• _TASK REQUIREMENTS_
Begin the copy with the line that contains "Output the Python" and end it with the line that contains "p.outline_line_width = 3". Print these lines exactly and omit all pictures.
====
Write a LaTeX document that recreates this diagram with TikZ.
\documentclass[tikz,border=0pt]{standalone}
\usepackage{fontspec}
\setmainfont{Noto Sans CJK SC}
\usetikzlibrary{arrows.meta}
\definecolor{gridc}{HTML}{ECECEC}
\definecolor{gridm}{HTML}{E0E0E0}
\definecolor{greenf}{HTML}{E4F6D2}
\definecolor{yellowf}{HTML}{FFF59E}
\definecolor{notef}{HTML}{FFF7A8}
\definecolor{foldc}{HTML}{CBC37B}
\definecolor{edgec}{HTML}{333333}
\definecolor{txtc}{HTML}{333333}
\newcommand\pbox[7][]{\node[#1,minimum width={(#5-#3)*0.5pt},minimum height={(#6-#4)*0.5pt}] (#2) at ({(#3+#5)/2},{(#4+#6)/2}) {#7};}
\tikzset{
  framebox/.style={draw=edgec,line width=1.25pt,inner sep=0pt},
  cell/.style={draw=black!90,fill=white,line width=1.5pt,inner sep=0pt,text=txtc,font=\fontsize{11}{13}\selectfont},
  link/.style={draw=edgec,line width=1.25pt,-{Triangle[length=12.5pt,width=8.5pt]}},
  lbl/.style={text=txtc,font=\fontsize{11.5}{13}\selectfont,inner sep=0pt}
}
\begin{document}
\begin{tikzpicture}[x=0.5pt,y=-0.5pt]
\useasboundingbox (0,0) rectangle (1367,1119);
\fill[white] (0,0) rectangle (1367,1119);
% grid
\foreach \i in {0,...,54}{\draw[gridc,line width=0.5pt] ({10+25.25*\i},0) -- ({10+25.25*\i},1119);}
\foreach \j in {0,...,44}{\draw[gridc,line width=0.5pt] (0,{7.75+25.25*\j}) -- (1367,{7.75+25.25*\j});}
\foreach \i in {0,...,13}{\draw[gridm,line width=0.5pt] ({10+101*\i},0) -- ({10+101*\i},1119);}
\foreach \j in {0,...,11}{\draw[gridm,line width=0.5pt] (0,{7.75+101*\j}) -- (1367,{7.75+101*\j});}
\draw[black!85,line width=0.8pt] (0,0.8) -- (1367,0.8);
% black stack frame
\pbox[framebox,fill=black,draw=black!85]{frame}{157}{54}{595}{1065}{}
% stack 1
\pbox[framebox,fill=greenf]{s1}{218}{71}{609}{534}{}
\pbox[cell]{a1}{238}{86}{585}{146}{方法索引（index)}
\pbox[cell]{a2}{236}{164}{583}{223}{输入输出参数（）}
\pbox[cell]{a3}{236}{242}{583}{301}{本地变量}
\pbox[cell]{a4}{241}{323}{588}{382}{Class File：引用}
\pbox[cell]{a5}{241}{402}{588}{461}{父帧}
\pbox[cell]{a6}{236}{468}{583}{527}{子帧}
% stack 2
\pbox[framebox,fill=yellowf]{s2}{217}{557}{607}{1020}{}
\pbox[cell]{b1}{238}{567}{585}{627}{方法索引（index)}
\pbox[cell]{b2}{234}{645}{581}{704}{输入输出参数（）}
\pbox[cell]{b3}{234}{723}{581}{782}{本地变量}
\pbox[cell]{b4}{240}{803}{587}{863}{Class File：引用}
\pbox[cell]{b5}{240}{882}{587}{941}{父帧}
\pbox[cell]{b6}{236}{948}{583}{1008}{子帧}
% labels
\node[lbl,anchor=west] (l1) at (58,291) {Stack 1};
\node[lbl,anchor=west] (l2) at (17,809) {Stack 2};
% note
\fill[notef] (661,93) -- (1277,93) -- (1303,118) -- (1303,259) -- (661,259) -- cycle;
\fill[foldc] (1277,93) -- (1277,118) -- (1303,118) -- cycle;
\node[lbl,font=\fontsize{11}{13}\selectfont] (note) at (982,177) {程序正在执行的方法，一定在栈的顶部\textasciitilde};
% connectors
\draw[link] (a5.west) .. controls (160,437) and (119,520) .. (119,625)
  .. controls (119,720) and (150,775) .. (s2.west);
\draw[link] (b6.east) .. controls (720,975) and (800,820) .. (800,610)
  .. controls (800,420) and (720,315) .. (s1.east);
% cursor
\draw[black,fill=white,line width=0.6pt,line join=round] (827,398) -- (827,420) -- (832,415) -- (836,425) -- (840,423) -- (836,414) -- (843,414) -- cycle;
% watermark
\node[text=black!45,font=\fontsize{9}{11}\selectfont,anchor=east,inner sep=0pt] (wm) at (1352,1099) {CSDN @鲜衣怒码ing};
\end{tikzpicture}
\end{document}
====
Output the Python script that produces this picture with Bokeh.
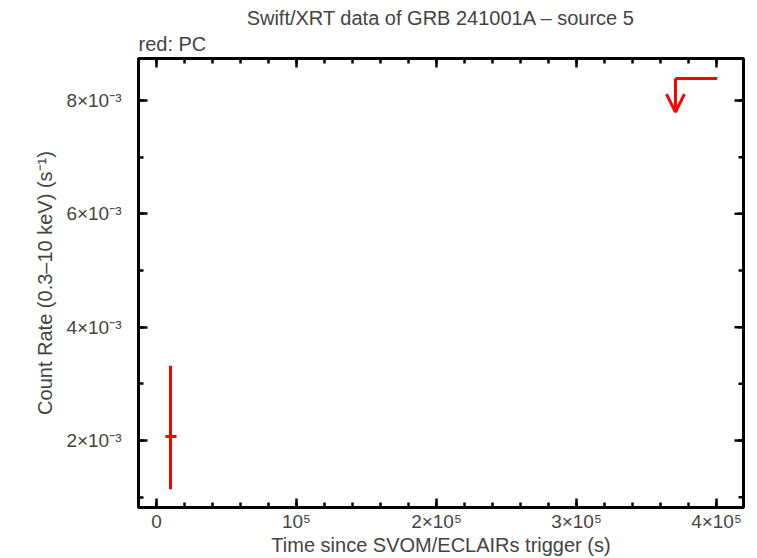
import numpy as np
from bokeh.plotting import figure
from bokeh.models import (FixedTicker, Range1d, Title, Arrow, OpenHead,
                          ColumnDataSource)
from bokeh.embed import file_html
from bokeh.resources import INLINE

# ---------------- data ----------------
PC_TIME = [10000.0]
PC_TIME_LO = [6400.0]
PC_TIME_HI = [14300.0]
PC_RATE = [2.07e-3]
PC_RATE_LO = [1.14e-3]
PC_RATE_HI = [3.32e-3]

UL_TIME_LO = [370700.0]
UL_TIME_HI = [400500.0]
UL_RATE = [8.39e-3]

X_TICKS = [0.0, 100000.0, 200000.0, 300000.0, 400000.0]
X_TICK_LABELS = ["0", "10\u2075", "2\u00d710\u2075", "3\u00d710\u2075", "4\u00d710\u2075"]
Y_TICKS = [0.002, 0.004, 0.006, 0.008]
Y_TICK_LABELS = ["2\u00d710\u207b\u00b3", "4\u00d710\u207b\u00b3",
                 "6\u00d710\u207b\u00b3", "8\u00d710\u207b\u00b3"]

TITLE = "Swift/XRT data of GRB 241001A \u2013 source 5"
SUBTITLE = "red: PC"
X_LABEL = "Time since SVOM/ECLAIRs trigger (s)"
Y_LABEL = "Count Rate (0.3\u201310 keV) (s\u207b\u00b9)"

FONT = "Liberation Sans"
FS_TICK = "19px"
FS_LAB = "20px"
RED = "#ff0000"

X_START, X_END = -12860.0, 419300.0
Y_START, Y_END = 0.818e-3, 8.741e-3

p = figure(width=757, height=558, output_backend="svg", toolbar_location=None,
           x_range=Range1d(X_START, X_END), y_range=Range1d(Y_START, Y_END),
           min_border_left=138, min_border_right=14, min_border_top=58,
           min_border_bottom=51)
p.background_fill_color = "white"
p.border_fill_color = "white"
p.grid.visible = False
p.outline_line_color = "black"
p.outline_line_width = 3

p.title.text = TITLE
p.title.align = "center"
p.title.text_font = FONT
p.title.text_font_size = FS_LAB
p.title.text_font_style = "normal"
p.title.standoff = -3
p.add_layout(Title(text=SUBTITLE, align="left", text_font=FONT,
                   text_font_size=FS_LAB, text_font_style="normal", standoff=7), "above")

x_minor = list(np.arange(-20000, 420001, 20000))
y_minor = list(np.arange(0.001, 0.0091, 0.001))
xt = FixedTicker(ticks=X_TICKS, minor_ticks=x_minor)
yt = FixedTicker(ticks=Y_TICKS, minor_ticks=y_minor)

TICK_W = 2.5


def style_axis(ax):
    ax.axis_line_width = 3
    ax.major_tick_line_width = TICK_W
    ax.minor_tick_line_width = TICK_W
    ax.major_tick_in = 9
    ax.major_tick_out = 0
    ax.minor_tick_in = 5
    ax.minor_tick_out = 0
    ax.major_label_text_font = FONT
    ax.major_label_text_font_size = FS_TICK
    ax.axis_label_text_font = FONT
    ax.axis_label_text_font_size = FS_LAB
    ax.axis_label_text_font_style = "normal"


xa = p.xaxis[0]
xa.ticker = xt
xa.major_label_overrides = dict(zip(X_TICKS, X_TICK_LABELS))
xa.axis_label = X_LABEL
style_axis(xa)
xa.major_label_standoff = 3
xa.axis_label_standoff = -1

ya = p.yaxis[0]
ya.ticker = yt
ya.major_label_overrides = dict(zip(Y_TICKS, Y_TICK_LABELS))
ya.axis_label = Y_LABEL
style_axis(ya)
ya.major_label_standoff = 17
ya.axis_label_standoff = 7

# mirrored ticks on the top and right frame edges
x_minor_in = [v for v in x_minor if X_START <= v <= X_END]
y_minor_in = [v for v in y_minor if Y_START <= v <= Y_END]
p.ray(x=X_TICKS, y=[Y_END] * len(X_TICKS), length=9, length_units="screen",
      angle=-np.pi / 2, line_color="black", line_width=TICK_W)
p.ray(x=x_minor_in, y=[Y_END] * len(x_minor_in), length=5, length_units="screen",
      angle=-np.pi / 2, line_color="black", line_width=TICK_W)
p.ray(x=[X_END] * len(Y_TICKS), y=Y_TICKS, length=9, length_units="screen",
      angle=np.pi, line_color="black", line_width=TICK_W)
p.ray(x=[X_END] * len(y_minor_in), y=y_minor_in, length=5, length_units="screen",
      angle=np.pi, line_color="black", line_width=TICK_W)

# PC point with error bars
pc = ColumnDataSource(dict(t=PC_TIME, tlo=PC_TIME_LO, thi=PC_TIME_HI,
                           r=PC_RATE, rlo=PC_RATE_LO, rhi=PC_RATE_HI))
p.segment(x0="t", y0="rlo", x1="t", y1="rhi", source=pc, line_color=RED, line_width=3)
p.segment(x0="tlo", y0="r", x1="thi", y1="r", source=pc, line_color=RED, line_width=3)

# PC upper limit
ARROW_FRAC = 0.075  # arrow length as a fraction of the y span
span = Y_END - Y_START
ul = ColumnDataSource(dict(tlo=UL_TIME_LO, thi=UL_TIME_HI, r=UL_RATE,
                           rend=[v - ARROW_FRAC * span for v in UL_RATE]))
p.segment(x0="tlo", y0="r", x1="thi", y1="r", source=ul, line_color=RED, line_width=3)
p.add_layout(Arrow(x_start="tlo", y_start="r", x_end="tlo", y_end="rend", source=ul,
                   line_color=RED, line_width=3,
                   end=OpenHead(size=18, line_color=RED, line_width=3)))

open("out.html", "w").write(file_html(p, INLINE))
====
• _EXPECTED ANSWER_
Output the Python script that produces this picture with Bokeh.
import numpy as np
from bokeh.plotting import figure
from bokeh.models import (FixedTicker, Range1d, Title, Arrow, OpenHead,
                          ColumnDataSource)
from bokeh.embed import file_html
from bokeh.resources import INLINE

# ---------------- data ----------------
PC_TIME = [10000.0]
PC_TIME_LO = [6400.0]
PC_TIME_HI = [14300.0]
PC_RATE = [2.07e-3]
PC_RATE_LO = [1.14e-3]
PC_RATE_HI = [3.32e-3]

UL_TIME_LO = [370700.0]
UL_TIME_HI = [400500.0]
UL_RATE = [8.39e-3]

X_TICKS = [0.0, 100000.0, 200000.0, 300000.0, 400000.0]
X_TICK_LABELS = ["0", "10\u2075", "2\u00d710\u2075", "3\u00d710\u2075", "4\u00d710\u2075"]
Y_TICKS = [0.002, 0.004, 0.006, 0.008]
Y_TICK_LABELS = ["2\u00d710\u207b\u00b3", "4\u00d710\u207b\u00b3",
                 "6\u00d710\u207b\u00b3", "8\u00d710\u207b\u00b3"]

TITLE = "Swift/XRT data of GRB 241001A \u2013 source 5"
SUBTITLE = "red: PC"
X_LABEL = "Time since SVOM/ECLAIRs trigger (s)"
Y_LABEL = "Count Rate (0.3\u201310 keV) (s\u207b\u00b9)"

FONT = "Liberation Sans"
FS_TICK = "19px"
FS_LAB = "20px"
RED = "#ff0000"

X_START, X_END = -12860.0, 419300.0
Y_START, Y_END = 0.818e-3, 8.741e-3

p = figure(width=757, height=558, output_backend="svg", toolbar_location=None,
           x_range=Range1d(X_START, X_END), y_range=Range1d(Y_START, Y_END),
           min_border_left=138, min_border_right=14, min_border_top=58,
           min_border_bottom=51)
p.background_fill_color = "white"
p.border_fill_color = "white"
p.grid.visible = False
p.outline_line_color = "black"
p.outline_line_width = 3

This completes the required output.